-- Information supplied --
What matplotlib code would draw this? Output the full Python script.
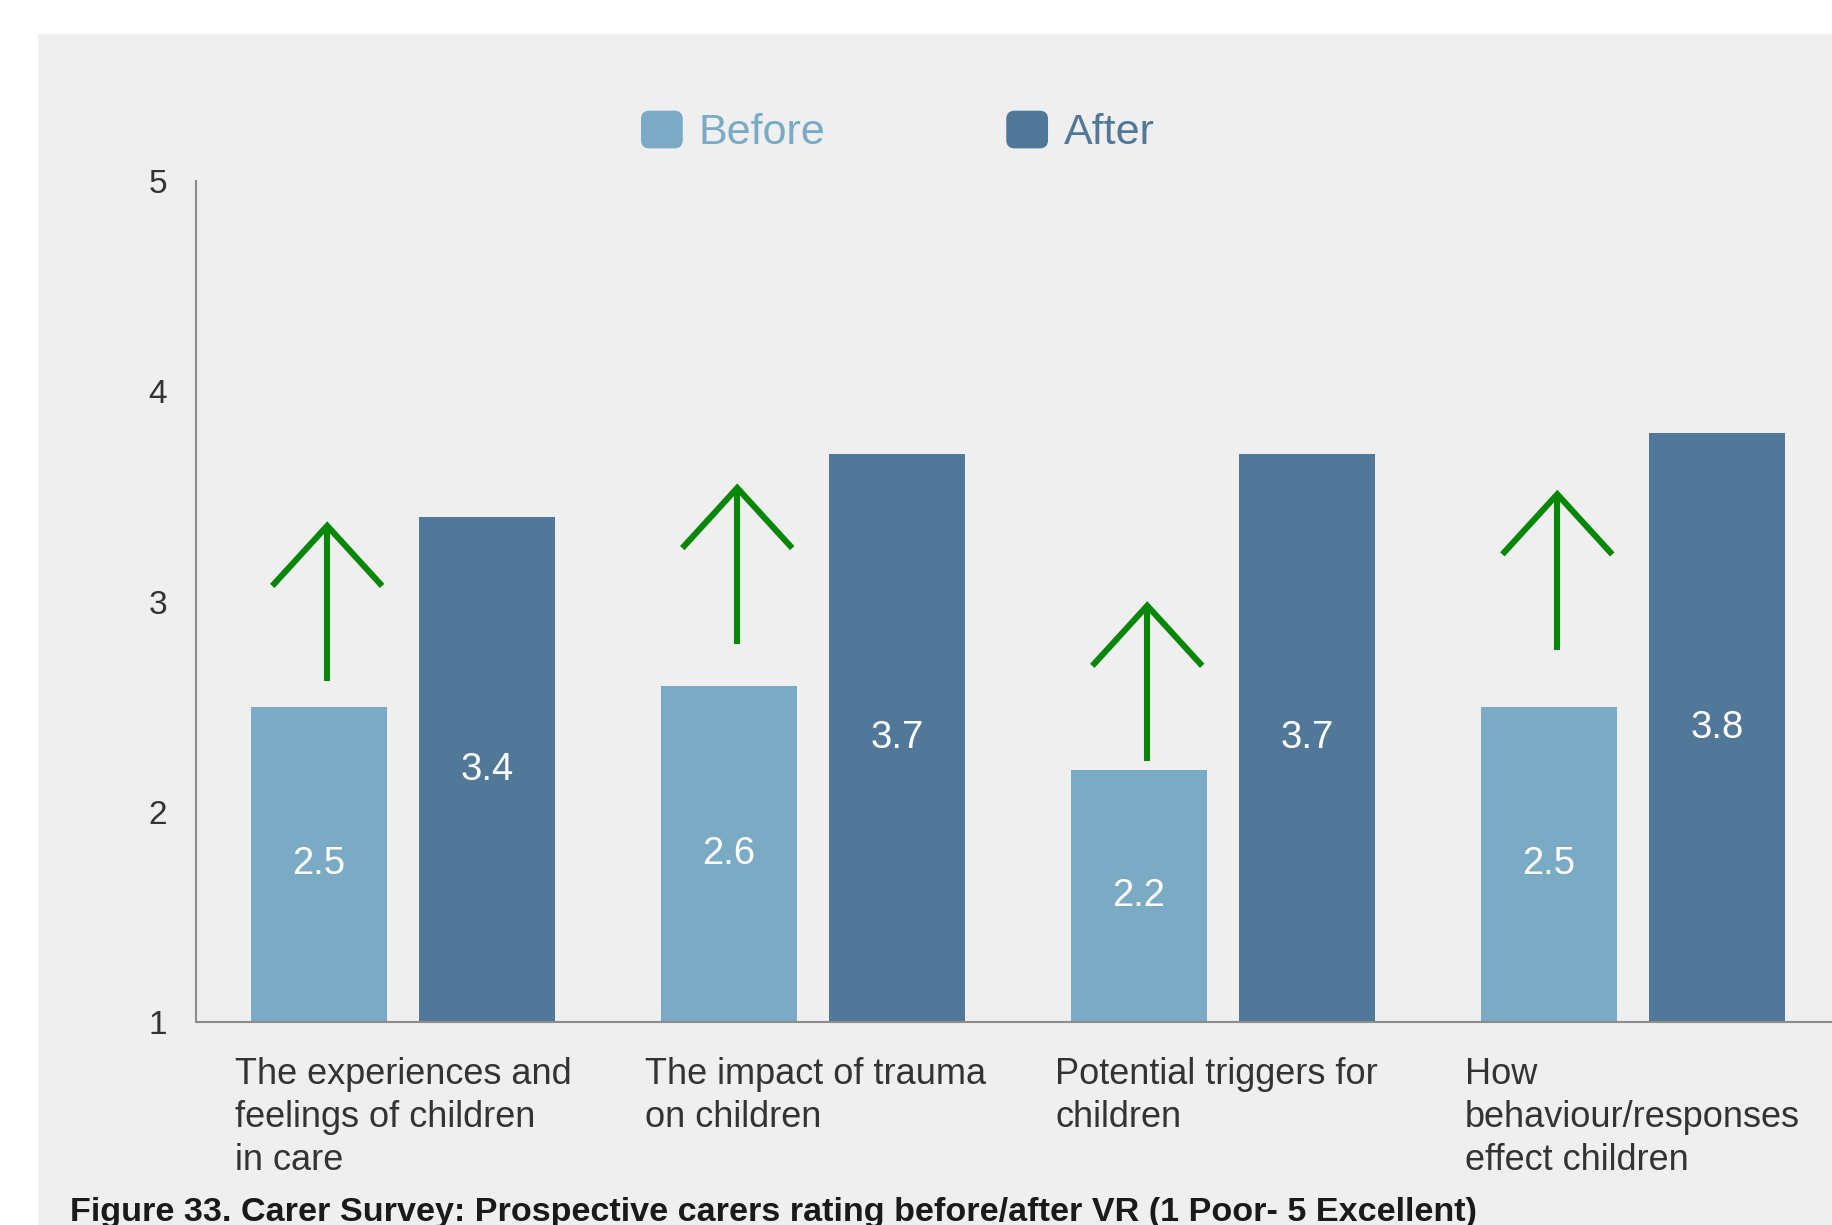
import matplotlib
matplotlib.use("Agg")
import matplotlib.pyplot as plt
from matplotlib.patches import Rectangle, FancyBboxPatch, Patch
from matplotlib.legend_handler import HandlerPatch
import matplotlib.transforms as mtransforms
import numpy as np

# ---- data ----
categories = [
    "The experiences and\nfeelings of children\nin care",
    "The impact of trauma\non children",
    "Potential triggers for\nchildren",
    "How\nbehaviour/responses\neffect children",
]
before = [2.5, 2.6, 2.2, 2.5]
after = [3.4, 3.7, 3.7, 3.8]
series_names = ["Before", "After"]
yticks = [1, 2, 3, 4, 5]
arrow_start = [2.62, 2.80, 2.24, 2.77]   # y where the green "improvement" arrows begin
arrow_length = 0.74
caption = "Figure 33. Carer Survey: Prospective carers rating before/after VR (1 Poor- 5 Excellent)"

# ---- style ----
C_BEFORE = "#7AAAC4"
C_AFTER = "#517799"
C_GREEN = "#078707"
C_BG = "#EFEFEF"
C_TEXT = "#333333"
FONT = ["Liberation Sans", "DejaVu Sans"]
plt.rcParams["font.family"] = FONT

W, H = 1832, 1225
DPI = 100
fig = plt.figure(figsize=(W / DPI, H / DPI), dpi=DPI, facecolor="white")

# grey panel
fig.patches.append(Rectangle((38 / W, 0), 1 - 38 / W, 1 - 34 / H,
                             transform=fig.transFigure, facecolor=C_BG,
                             edgecolor="none", zorder=-5))

ax_left, ax_bottom = 196 / W, (H - 1022) / H
ax = fig.add_axes([ax_left, ax_bottom, 1 - ax_left, (1022 - 181) / H])
ax.set_facecolor("none")
ax.set_zorder(2)

x = np.arange(len(categories))
bw = 0.332
off = 0.205
ax.bar(x - off, np.array(before) - 1, bw, bottom=1, color=C_BEFORE, zorder=2)
ax.bar(x + off, np.array(after) - 1, bw, bottom=1, color=C_AFTER, zorder=2)

for xi, v in zip(x - off, before):
    ax.text(xi, (1 + v) / 2, f"{v:.1f}", color="white", fontsize=27.5,
            ha="center", va="center", zorder=3)
for xi, v in zip(x + off, after):
    ax.text(xi, (1 + v) / 2, f"{v:.1f}", color="white", fontsize=27.5,
            ha="center", va="center", zorder=3)

# green arrows
dx, dy = 0.134, 0.286
for xi, y0 in zip(x - off + 0.02, arrow_start):
    y1 = y0 + arrow_length
    ax.plot([xi, xi], [y0, y1], color=C_GREEN, lw=4.4, solid_capstyle="butt", zorder=3)
    ax.plot([xi - dx, xi, xi + dx], [y1 - dy, y1, y1 - dy], color=C_GREEN, lw=4.4,
            solid_joinstyle="miter", solid_capstyle="butt", zorder=3)

ax.set_xlim(-0.505, 3.485)
ax.set_ylim(1, 5)
ax.set_yticks(yticks)
ax.set_yticklabels([str(t) for t in yticks])
ax.tick_params(axis="y", length=0, pad=21, labelsize=24, labelcolor=C_TEXT)
ax.set_xticks([])
for s in ["top", "right"]:
    ax.spines[s].set_visible(False)
for s in ["left", "bottom"]:
    ax.spines[s].set_color("#8C8C8C")
    ax.spines[s].set_linewidth(1.5)
    ax.spines[s].set_zorder(4)

# category labels
trans = mtransforms.blended_transform_factory(ax.transData, ax.transAxes)
for xi, lab in zip(x, categories):
    ax.text(xi - 0.41, -0.042, lab, transform=trans, ha="left", va="top",
            fontsize=26, color=C_TEXT, linespacing=1.29, clip_on=False)

# legend with rounded squares
class RoundHandler(HandlerPatch):
    def create_artists(self, legend, orig_handle, xdescent, ydescent, width,
                       height, fontsize, trans):
        p = FancyBboxPatch((-xdescent, -ydescent), width, height,
                           boxstyle="round,pad=0,rounding_size=6",
                           facecolor=orig_handle.get_facecolor(),
                           edgecolor="none", transform=trans)
        return [p]

handles = [Patch(facecolor=C_BEFORE), Patch(facecolor=C_AFTER)]
leg = fig.legend(handles, series_names, loc="center left",
                 bbox_to_anchor=(641 / W, 1 - 132 / H), bbox_transform=fig.transFigure,
                 ncol=2, frameon=False, fontsize=31, borderpad=0, borderaxespad=0,
                 handlelength=0.97, handleheight=0.97, handletextpad=0.37,
                 columnspacing=4.2,
                 handler_map={Patch: RoundHandler()})
for t, c in zip(leg.get_texts(), [C_BEFORE, C_AFTER]):
    t.set_color(c)

# caption, fitted to its width in the reference
cap = fig.text(70 / W, (H - 1221) / H, caption, fontsize=24.5, fontweight="bold",
               color="#1A1A1A", ha="left", va="baseline",
               family=["Liberation Sans Narrow", "Liberation Sans", "DejaVu Sans"])
fig.canvas.draw()
wpx = cap.get_window_extent().width
target = 1404
if wpx > 0:
    cap.set_fontsize(24.5 * target / wpx)

fig.savefig("out.png", dpi=DPI, facecolor="white")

-- What to work on --
Write out an exact copy of the listing, first line through the line containing "import numpy as np", with the pictures left out.

-- Solution --
What matplotlib code would draw this? Output the full Python script.
import matplotlib
matplotlib.use("Agg")
import matplotlib.pyplot as plt
from matplotlib.patches import Rectangle, FancyBboxPatch, Patch
from matplotlib.legend_handler import HandlerPatch
import matplotlib.transforms as mtransforms
import numpy as np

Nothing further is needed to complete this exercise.